A SUGGESTED TRANSFORMATION OR REFORM OF THE REFORMED HOUSE Materials:
lithograph Production person:
Print made by John Doyle (HB) Published by: Thomas McLean Production place:
London, England Date: JUNE 7, 1842 Schools/Styles:
[British Museum Satires no number]
Description No. 732. A man standing in a doorway of the House of Commons at far left; a mace-bearer, leading a procession, preparing to enter the door; behind him, a man wearing a hat lettered with 'Interrogator' (John Arthur Roebuck), with the Speaker (Charles Shaw-Lefevre) holding up his train, followed by two men (Lord Russell and Sir Robert Peel).
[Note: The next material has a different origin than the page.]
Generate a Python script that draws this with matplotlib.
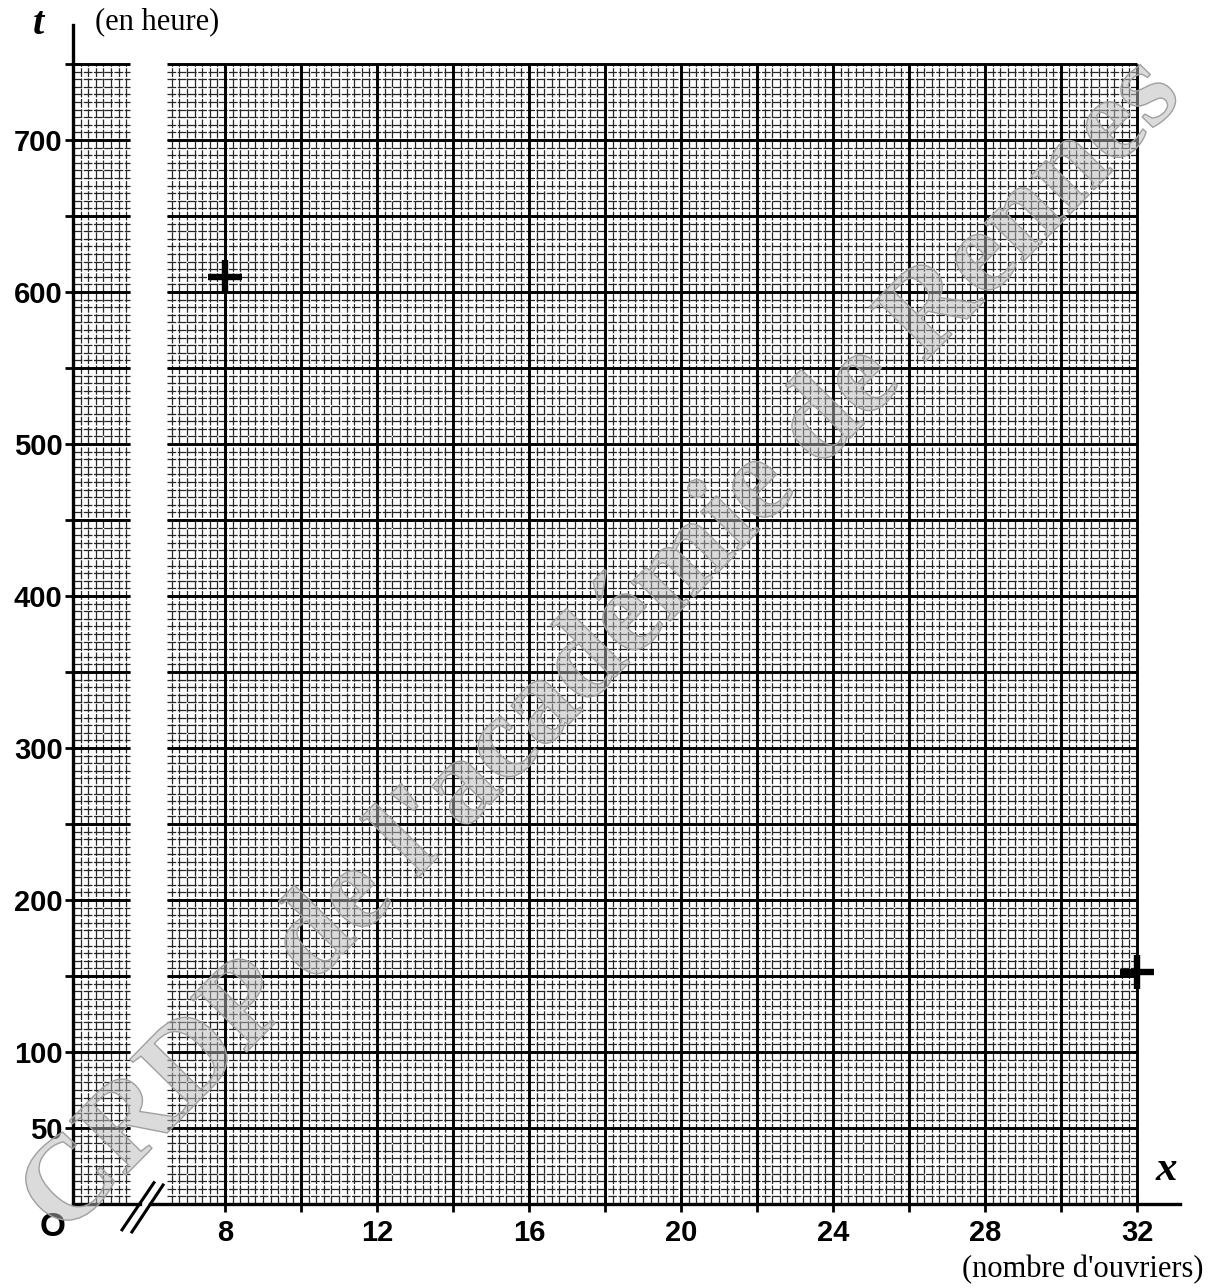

Text from 'An Illustrative Key to the Political Sketches of H.B.', London 1844:
Mr. Roebuck, member for Bath, rendered himself so conspicuous as a reprover of bribery and corruption on the part, not only of individual members, but of committees which seemed disposed to stifle inquiry and compound undue returns, that it required no very great stretch of imagination to fancy him (dignity excepted,) the Speaker, and (as a matter of consequence,) to fancy the Speaker to be no more than one of his humble attendants. In front of his official cap he bears the word interrogatories. The word alludes to the following circumstance. Committees were sitting to try the merits of two elections, [one at Nottingham, and the other at St. Albans, and it was currently rumoured that as bribery on, both sides was pretty clear, the Committees had come to a compromise, in order to avoid at once both exposure and expence: - that the Whig Candidate should be declared duly elected at Nottingham, and the Tory Candidate at St. Albans. Mr. Roebuck made this compromise the ground of a most grave charge against the Committees, and gave notice that he should put certain interrogatories to several members upon the subject. In short, he acted the political prude with so much rigour and pertinacity, having the countenance of some of the leading members on both sides of the House, including Sir Robert Peel, and Lord John Russell, that the sketch is really no exaggeration. Severe in his newly-adopted office of Censor, he proceeds right onward to his purpose, preceded by the Mace-bearer, and followed by the speaker, now humbled to the condition of the Hon. Member's train-bearer, and by Sir Robert Peel, and Lord John Russell.